(TO BE DONE): Return only the lines from the start of the records through the line that contains "(panel) at (384,246)", inclusive; leave out all pictures.

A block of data
START

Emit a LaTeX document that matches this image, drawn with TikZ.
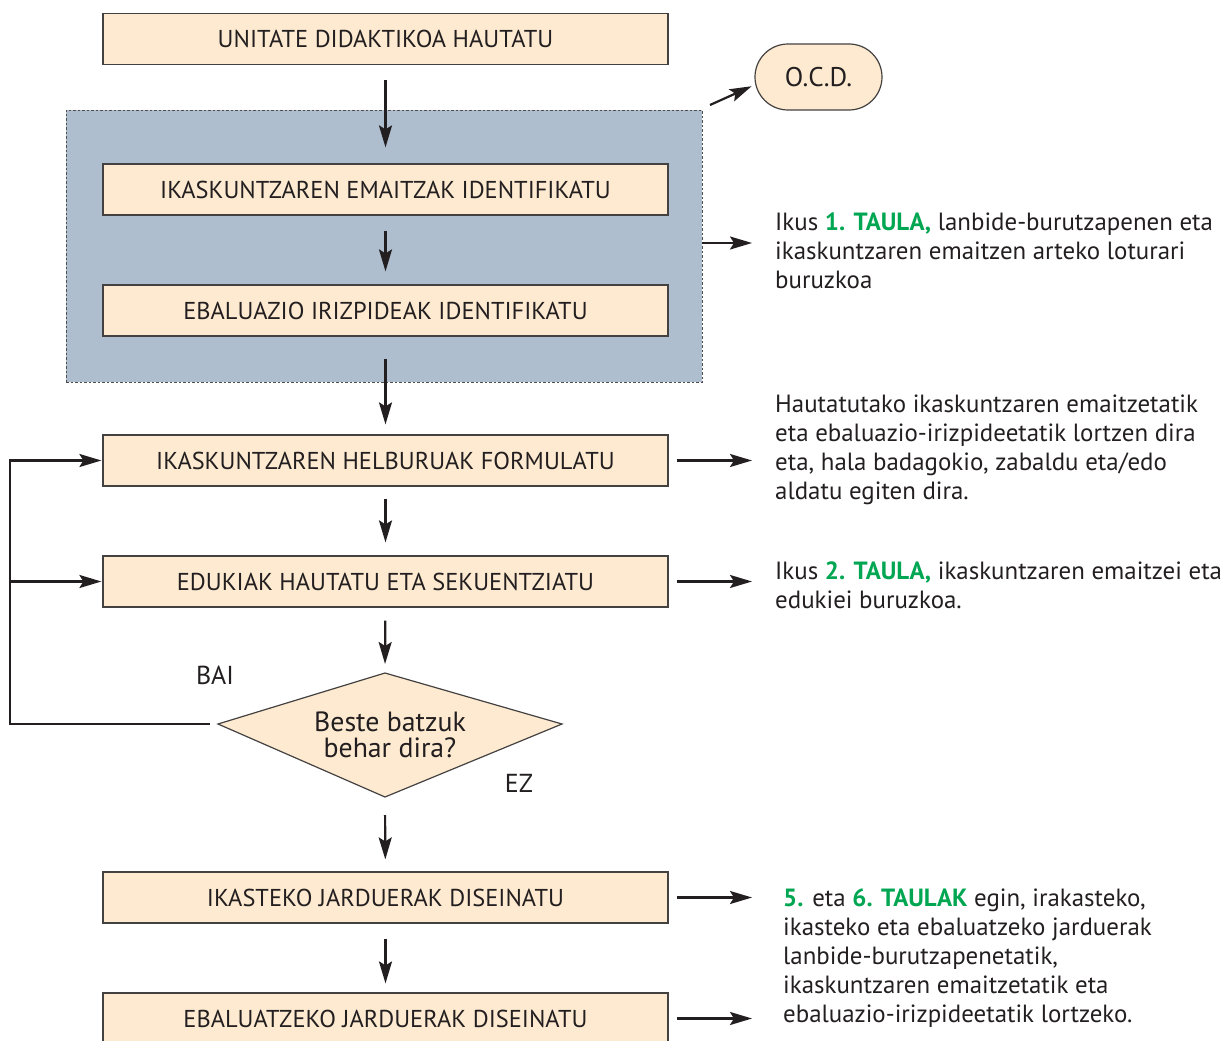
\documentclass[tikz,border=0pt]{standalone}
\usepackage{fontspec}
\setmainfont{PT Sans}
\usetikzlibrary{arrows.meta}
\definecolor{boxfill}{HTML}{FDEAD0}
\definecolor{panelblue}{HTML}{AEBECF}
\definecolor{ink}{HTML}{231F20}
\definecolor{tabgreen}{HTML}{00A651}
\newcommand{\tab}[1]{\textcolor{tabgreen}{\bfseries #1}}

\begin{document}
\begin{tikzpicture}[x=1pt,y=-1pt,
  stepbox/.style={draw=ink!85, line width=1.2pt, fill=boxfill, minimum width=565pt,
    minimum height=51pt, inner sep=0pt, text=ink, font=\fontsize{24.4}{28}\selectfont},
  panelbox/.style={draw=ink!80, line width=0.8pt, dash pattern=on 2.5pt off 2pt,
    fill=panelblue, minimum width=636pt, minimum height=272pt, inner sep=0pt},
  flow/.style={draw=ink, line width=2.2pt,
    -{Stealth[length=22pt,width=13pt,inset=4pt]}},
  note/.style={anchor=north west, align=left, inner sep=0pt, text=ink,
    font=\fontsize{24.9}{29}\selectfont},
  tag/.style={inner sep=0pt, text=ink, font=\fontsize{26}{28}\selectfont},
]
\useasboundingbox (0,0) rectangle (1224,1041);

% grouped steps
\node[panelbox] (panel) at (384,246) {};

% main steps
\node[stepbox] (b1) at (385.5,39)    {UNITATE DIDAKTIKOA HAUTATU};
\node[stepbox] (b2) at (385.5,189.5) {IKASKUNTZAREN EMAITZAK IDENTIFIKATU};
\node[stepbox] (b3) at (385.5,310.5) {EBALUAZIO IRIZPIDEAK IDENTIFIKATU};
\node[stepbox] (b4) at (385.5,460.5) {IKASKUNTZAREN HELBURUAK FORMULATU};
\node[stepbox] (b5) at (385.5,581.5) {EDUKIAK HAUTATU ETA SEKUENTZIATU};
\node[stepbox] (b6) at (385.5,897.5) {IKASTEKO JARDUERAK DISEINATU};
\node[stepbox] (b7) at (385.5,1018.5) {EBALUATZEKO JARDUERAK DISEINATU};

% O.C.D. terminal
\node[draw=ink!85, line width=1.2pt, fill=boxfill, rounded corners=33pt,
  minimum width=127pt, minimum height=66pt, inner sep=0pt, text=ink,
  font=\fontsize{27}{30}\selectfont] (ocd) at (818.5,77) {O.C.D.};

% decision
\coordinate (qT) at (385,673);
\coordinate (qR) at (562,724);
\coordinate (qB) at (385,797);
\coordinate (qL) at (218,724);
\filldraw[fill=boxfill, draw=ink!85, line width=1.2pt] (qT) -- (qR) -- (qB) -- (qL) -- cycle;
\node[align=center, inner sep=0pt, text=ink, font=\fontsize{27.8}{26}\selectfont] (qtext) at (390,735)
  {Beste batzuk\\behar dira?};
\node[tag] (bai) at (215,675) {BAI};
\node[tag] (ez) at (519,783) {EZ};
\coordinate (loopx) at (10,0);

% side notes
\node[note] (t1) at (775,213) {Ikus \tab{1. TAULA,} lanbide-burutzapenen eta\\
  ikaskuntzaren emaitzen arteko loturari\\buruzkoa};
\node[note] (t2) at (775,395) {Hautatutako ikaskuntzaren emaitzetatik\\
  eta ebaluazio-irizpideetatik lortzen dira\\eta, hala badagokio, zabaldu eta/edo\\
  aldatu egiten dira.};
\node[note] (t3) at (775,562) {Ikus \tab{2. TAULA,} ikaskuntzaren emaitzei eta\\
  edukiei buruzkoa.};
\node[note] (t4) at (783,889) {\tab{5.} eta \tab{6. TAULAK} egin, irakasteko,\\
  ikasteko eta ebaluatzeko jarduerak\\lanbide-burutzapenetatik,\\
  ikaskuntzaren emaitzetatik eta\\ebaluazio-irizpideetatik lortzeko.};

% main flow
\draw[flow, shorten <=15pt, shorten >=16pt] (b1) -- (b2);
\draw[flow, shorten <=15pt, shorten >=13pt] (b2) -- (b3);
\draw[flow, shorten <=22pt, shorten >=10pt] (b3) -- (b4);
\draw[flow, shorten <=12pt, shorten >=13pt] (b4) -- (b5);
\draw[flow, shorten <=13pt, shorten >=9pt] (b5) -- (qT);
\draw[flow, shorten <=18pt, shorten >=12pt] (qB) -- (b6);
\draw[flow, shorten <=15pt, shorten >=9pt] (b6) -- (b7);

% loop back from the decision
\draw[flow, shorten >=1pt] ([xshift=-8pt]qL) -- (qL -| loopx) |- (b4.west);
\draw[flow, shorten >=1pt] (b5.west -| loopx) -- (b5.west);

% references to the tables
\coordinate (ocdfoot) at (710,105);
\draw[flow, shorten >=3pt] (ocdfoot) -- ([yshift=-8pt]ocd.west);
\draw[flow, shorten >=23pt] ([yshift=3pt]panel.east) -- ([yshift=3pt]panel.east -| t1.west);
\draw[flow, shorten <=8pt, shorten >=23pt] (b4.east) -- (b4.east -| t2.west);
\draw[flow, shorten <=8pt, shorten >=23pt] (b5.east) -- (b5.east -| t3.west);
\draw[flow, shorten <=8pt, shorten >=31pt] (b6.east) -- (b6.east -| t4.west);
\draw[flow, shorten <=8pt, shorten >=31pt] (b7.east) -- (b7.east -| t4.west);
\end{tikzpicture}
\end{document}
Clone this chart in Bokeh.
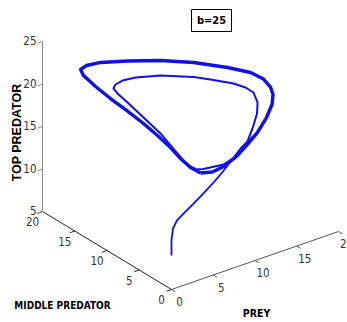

END

(COMPLETED TASK):
Emit a LaTeX document that matches this image, drawn with TikZ.
\documentclass[tikz,border=0pt]{standalone}
\usepackage{fontspec}
\setmainfont{PT Sans}
\usetikzlibrary{arrows.meta}
\definecolor{boxfill}{HTML}{FDEAD0}
\definecolor{panelblue}{HTML}{AEBECF}
\definecolor{ink}{HTML}{231F20}
\definecolor{tabgreen}{HTML}{00A651}
\newcommand{\tab}[1]{\textcolor{tabgreen}{\bfseries #1}}

\begin{document}
\begin{tikzpicture}[x=1pt,y=-1pt,
  stepbox/.style={draw=ink!85, line width=1.2pt, fill=boxfill, minimum width=565pt,
    minimum height=51pt, inner sep=0pt, text=ink, font=\fontsize{24.4}{28}\selectfont},
  panelbox/.style={draw=ink!80, line width=0.8pt, dash pattern=on 2.5pt off 2pt,
    fill=panelblue, minimum width=636pt, minimum height=272pt, inner sep=0pt},
  flow/.style={draw=ink, line width=2.2pt,
    -{Stealth[length=22pt,width=13pt,inset=4pt]}},
  note/.style={anchor=north west, align=left, inner sep=0pt, text=ink,
    font=\fontsize{24.9}{29}\selectfont},
  tag/.style={inner sep=0pt, text=ink, font=\fontsize{26}{28}\selectfont},
]
\useasboundingbox (0,0) rectangle (1224,1041);

% grouped steps
\node[panelbox] (panel) at (384,246) {};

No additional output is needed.